PNJ has it backwards


BACKWARDS PROCESS Consolidation battle has not become about the details of the plan. Instead, the fight has been over whether the public should vote on the plan that no one other than the study commission got to see before it was set in stone and sent to our lawmakers. For the Independent News, this is backwards.
Few people have read the plan, and even fewer people fully understand the possible implications, intended and unintended, of the clauses in the 45-page document. The political action committee, Escambia All for One, doesn’t even have a full copy of the plan on its website and only offers a five-page executive summary.

DAILY PAPER WANTS VOTE
The News Journal’s editorial board says that the plan should go before the voters (“Let voters decide,” Feb. 22). It believes that elected officials on the Pensacola City Council and Escambia County Commission have blocked the referendum to “to political turf.”

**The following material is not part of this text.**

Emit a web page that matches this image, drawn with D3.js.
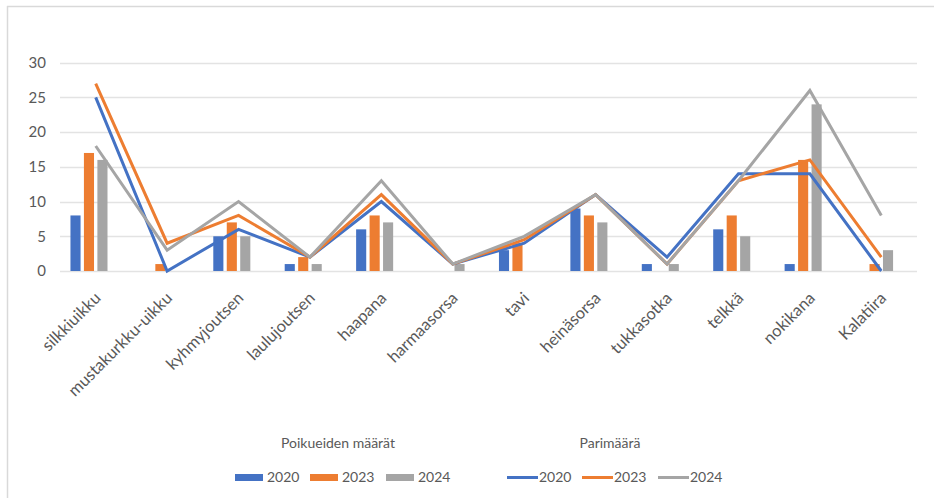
<!DOCTYPE html>
<html><head><meta charset="utf-8">
<script src="https://cdn.jsdelivr.net/npm/d3@7"></script>
<style>
html,body{margin:0;padding:0;background:#fff;}
text{font-family:"Lato","Open Sans",sans-serif;fill:#595959;}
</style></head>
<body><svg id="c" width="934" height="498"></svg>
<script>
const categories = ["silkkiuikku","mustakurkku-uikku","kyhmyjoutsen","laulujoutsen","haapana","harmaasorsa","tavi","heinäsorsa","tukkasotka","telkkä","nokikana","Kalatiira"];
const years = ["2020","2023","2024"];
const broods2020 = [8,0,5,1,6,0,3,9,1,6,1,0];
const broods2023 = [17,1,7,2,8,0,4,8,0,8,16,1];
const broods2024 = [16,0,5,1,7,1,0,7,1,5,24,3];
const pairs2020 = [25,0,6,2,10,1,4,11,2,14,14,0];
const pairs2023 = [27,4,8,2,11,1,4.5,11,1,13,16,2];
const pairs2024 = [18,3,10,2,13,1,5,11,1,13,26,8];
const yTicks = [0,5,10,15,20,25,30];
const barTitle = "Poikueiden määrät";
const lineTitle = "Parimäärä";
const colors = ["#4472C4","#ED7D31","#A5A5A5"];

const broods = [broods2020, broods2023, broods2024];
const pairs = [pairs2020, pairs2023, pairs2024];

const svg = d3.select("#c");
// frame
svg.append("line").attr("x1",7).attr("x2",934).attr("y1",6.5).attr("y2",6.5).attr("stroke","#d9d9d9").attr("stroke-width",1.5);
svg.append("line").attr("x1",7.5).attr("x2",7.5).attr("y1",6).attr("y2",498).attr("stroke","#d9d9d9").attr("stroke-width",1.5);

const x = d3.scaleBand().domain(categories).range([60,917]).paddingInner(0).paddingOuter(0);
const y = d3.scaleLinear().domain([0,30]).range([271,62.7]);
const xs = d3.scaleBand().domain(["a","b","c","d"]).range([-26.6,26.6]).paddingInner(0.25).paddingOuter(0.1);

// gridlines
svg.append("g").selectAll("line").data(yTicks).join("line")
  .attr("x1",60).attr("x2",917)
  .attr("y1",d=>Math.round(y(d))+0.5).attr("y2",d=>Math.round(y(d))+0.5)
  .attr("stroke","#e3e3e3").attr("stroke-width",1.5);

// y axis labels
const yAxis = d3.axisLeft(y).tickValues(yTicks).tickSize(0).tickPadding(0);
const ga = svg.append("g").attr("transform","translate(46,0)").call(yAxis);
ga.select(".domain").remove();
ga.selectAll("text").style("font-size","15px").attr("fill","#595959").style("font-family","Lato, 'Open Sans', sans-serif");

// x axis labels
const xAxis = d3.axisBottom(x).tickSize(0).tickPadding(0);
const gx = svg.append("g").attr("transform","translate(0,271)").call(xAxis);
gx.select(".domain").remove();
gx.selectAll("text")
  .style("font-size","16.5px").attr("fill","#595959").style("font-family","Lato, 'Open Sans', sans-serif")
  .attr("text-anchor","end")
  .attr("transform","translate(2,24) rotate(-45)")
  .attr("dy","0.35em").attr("y",0).attr("x",0);

// bars
const slots = ["a","b","c"];
broods.forEach((arr,si)=>{
  svg.append("g").selectAll("rect").data(arr).join("rect")
    .attr("x",(d,i)=>x(categories[i])+x.bandwidth()/2+xs(slots[si]))
    .attr("width",xs.bandwidth())
    .attr("y",d=>y(d))
    .attr("height",d=>y(0)-y(d))
    .attr("fill",colors[si]);
});

// lines
const line = d3.line().x((d,i)=>x(categories[i])+x.bandwidth()/2).y(d=>y(d));
pairs.forEach((arr,si)=>{
  svg.append("path").datum(arr).attr("d",line)
    .attr("fill","none").attr("stroke",colors[si]).attr("stroke-width",3)
    .attr("stroke-linejoin","miter");
});

// legends
svg.append("text").attr("x",338).attr("y",448).attr("text-anchor","middle").style("font-size","14px").text(barTitle);
svg.append("text").attr("x",610).attr("y",448).attr("text-anchor","middle").style("font-size","14px").text(lineTitle);
const barLeg = svg.append("g");
const barX = [235,310,386];
years.forEach((yr,i)=>{
  barLeg.append("rect").attr("x",barX[i]).attr("y",474).attr("width",28).attr("height",7).attr("fill",colors[i]);
  barLeg.append("text").attr("x",barX[i]+32).attr("y",482).style("font-size","14px").text(yr);
});
const lineX = [507,582,658];
years.forEach((yr,i)=>{
  barLeg.append("line").attr("x1",lineX[i]).attr("x2",lineX[i]+31).attr("y1",477.5).attr("y2",477.5).attr("stroke",colors[i]).attr("stroke-width",3);
  barLeg.append("text").attr("x",lineX[i]+32).attr("y",482).style("font-size","14px").text(yr);
});
</script>
</body></html>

The board ignores the fact that neither the Pensacola City Council nor the Escambia County Commission were ever given the plan in its final form to review and discuss. What elected official should approve something before it’s finalized? How can they ask their constituents what they think about the plan when no one knows what the plan would contain?

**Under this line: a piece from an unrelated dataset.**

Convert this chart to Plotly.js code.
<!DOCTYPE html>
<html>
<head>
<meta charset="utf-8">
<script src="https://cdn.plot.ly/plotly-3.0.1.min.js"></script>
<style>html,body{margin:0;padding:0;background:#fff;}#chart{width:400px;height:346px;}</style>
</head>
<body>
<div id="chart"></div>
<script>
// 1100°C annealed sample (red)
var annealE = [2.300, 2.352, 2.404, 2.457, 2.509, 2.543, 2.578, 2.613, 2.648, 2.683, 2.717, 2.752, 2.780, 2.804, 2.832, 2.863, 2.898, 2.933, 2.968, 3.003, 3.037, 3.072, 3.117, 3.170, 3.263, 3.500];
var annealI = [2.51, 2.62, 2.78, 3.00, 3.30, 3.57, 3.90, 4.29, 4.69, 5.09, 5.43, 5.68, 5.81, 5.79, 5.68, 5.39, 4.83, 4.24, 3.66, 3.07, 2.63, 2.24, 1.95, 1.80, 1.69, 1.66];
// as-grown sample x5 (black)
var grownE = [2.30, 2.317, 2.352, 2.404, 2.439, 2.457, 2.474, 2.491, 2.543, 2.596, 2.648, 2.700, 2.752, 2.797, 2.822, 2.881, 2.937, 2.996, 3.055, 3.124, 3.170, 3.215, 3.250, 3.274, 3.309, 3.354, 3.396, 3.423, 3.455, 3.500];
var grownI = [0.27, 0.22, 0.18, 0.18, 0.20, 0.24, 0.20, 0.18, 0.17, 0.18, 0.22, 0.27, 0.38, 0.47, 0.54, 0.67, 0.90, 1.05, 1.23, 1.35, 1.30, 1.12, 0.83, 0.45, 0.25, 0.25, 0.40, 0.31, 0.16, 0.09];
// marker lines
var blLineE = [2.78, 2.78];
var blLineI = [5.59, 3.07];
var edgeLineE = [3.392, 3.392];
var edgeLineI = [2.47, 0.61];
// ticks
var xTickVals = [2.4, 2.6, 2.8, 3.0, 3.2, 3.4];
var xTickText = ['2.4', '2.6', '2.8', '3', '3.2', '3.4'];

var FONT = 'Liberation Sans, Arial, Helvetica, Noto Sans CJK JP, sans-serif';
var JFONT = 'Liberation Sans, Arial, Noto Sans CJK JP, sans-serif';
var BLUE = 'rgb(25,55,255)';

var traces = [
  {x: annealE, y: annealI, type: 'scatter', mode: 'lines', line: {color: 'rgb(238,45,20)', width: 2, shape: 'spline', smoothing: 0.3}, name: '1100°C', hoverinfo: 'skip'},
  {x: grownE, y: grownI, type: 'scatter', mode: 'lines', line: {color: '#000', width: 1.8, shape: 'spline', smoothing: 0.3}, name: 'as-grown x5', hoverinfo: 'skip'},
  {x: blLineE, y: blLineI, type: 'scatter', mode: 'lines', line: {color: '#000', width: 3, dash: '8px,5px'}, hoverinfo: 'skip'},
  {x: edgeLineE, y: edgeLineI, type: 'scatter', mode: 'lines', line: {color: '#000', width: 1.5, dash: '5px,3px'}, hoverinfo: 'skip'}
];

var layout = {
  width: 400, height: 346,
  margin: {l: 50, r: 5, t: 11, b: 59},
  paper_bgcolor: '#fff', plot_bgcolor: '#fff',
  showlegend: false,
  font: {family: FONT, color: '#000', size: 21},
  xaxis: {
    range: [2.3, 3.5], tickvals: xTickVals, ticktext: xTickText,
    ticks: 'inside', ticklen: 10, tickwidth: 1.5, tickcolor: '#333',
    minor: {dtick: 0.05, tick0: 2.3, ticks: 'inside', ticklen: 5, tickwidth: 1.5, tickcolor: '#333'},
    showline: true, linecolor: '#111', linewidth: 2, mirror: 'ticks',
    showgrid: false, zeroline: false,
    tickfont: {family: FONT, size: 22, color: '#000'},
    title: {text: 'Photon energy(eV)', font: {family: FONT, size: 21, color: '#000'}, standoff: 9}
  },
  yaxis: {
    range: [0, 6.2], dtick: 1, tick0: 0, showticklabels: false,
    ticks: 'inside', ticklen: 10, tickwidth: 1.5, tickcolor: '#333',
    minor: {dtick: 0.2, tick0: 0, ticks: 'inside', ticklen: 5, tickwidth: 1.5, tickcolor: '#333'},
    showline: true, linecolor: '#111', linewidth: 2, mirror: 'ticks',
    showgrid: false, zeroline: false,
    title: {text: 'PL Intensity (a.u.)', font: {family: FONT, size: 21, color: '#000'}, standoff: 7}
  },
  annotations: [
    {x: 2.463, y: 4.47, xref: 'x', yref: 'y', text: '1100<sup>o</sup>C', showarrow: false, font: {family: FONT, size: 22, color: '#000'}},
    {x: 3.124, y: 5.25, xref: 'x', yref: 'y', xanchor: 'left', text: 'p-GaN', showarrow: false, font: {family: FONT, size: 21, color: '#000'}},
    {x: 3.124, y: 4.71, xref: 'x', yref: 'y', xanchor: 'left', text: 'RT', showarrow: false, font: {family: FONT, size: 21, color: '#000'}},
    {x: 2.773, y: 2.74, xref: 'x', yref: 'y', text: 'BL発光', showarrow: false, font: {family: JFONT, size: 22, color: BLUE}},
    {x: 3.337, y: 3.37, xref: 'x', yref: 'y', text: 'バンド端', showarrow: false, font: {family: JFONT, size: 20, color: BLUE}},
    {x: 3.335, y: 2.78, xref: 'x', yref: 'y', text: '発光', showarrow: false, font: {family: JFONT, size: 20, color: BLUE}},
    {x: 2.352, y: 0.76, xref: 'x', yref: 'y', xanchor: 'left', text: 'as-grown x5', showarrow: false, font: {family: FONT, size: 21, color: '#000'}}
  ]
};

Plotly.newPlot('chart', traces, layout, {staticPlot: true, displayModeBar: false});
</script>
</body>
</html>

The daily newspaper itself showed its lack of understand of the final plan when it wrote in its editorial as reason why City of Pensacola voters might reject the consolidation plan: “And many city voters, looking at the travails of county governance, might decide that paying higher city taxes is worth it to have their own separate government”

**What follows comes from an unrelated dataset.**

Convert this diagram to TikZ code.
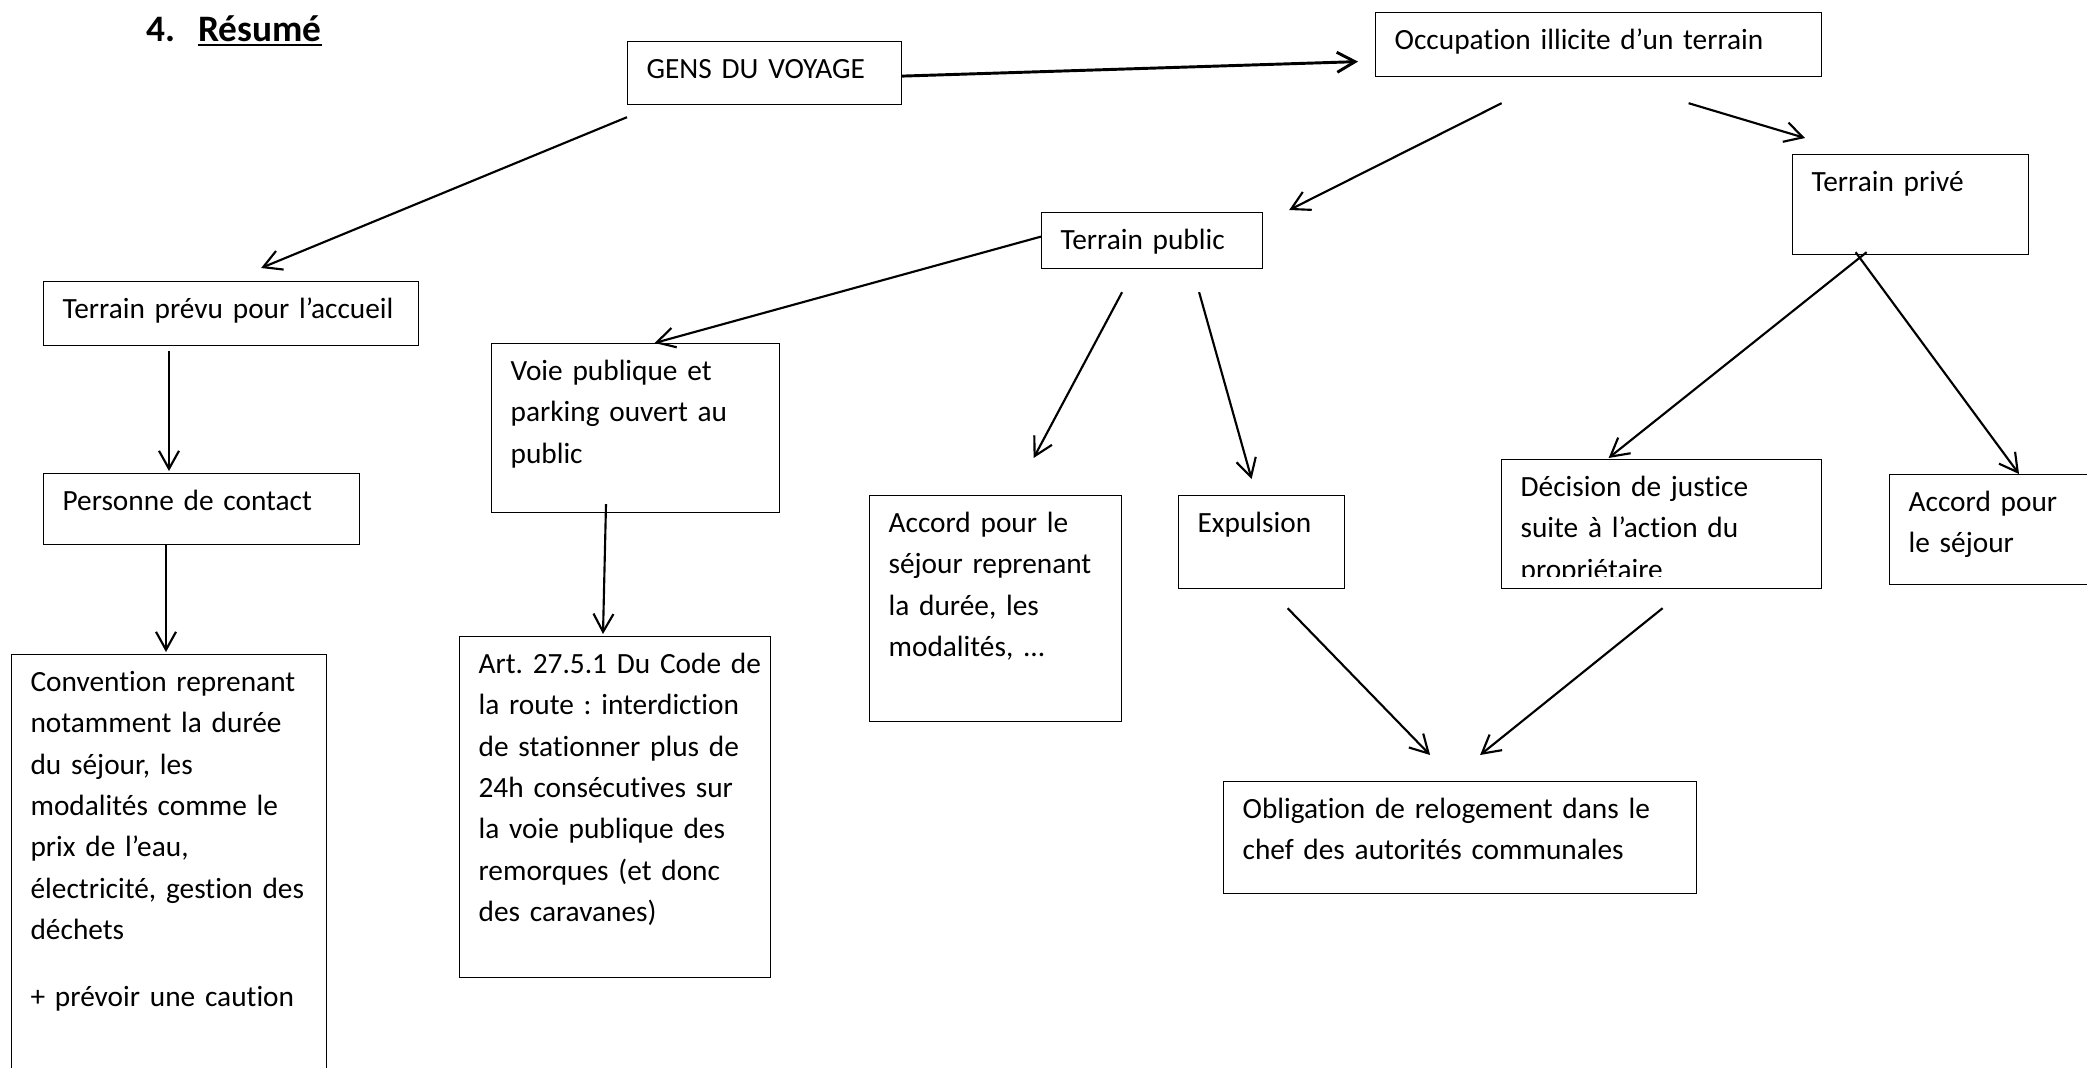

Under the consolidation plan, City of Pensacola will still pay higher taxes. The plan offers no tax savings. None. City residents will be placed in urban service districts and still pay additional taxes. Even if the city voters pass the referendum to dissolve their government, they will realize no tax saving.

LACKING PUBLIC INPUT
The News Journal ends its opinion piece with a plea for the local lawmakers to take the plan to the Florida legislature and allow it to be placed on the ballot next November because it believes the Escambia County Consolidation Study Commission has done its job about delivering a plan by Jan. 15.
We argue that the job isn’t finished. Yes, the final plan was completed by the deadline, but the ECCSC never gave the public time to study the document, comment in public forum and have their concerns and recommendations incorporated into that final document, which was literally approved by the study commission hours before it was sent to the Northwest Florida legislative delegation. The voters have been left with a “take it or leave it” plan that could either revolutionize or destroy this community.
We believe such a document can’t be rushed and two more years are needed to fully vet all aspects of consolidation. A vote on a plan that has only been seen and approved by a small group of people before it goes to voters could be disastrous.